İfade özgürlüğünün sınırları üzerinde duran kişi, şöyle diyen bir bebek bakıcısı olarak algılanma riskiyle karşı karşıyadır: “Elbette eğlenebilirsiniz çocuklar, fakat sınırlara dikkat edin!” “Hepimiz Charlie’yiz” korosuna iştirak etmek istemeyen herkes, çok kolay bir şekilde kimsenin kabullenmekten hoşlanmayacağı bu “gıcık bebek bakıcısı” rolüne itildi. Öyleyse madem tartışma “ifade özgürlüğü” alanında sürdürülüyor, o hâlde çuvaldızı kendimize batırıp şöyle dememiz gerekiyor: Daha az değil, daha çok özgürlük istiyoruz! Örneğin bazı ifadeleri dile getirmekten kaçınmak da ifade özgürlüğü değil midir?

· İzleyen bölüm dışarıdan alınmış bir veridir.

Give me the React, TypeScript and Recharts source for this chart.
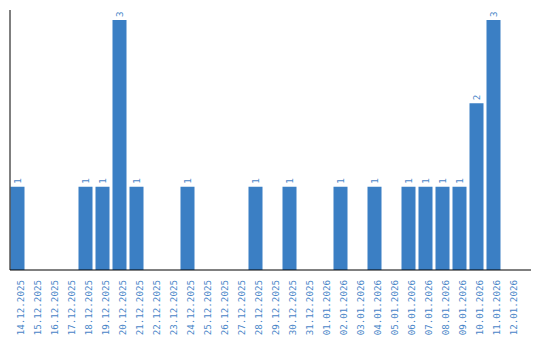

Amerikan polisiye dizilerinden duyduğumuz o meşhur cümleyi hatırlayalım: “Sessiz kalma hakkına sahipsiniz.” Bugün Birleşik Devletlerde suç zanlılarına bahşedilen bu hakkın dünyadaki Müslümanlar için pek de geçerli olmadığını görüyoruz. Müslümanların dünyanın herhangi bir yerindeki bir terör grubu adına işlenen nefret eylemleriyle aralarına mesafe koymaları gerektiğine dair sayısız beklenti, Müslümanlara karşı şüphe ve güvensizlik atmosferi oluşturuyor. Bu havada sanki Müslümanlar Paris saldırganları, IŞİD militanları ya da Boko Haram’ın cinayetleriyle, diğer insanlardan daha çok ilgililermiş gibi bir algı besleniyor. Daima yinelenen “onlarla aranıza mesafe koyun” beklentilerine bilinçli bir şekilde karşı çıkmak ve onları geri çevirmek, bir Müslümanın bu tarz eylemler söz konusu olduğunda daha farklı davranması gerektiğini reddetmek de fikir özgürlüğüdür. Ve elbette bu özgürlüğün de hararetle savunulması gerekmektedir.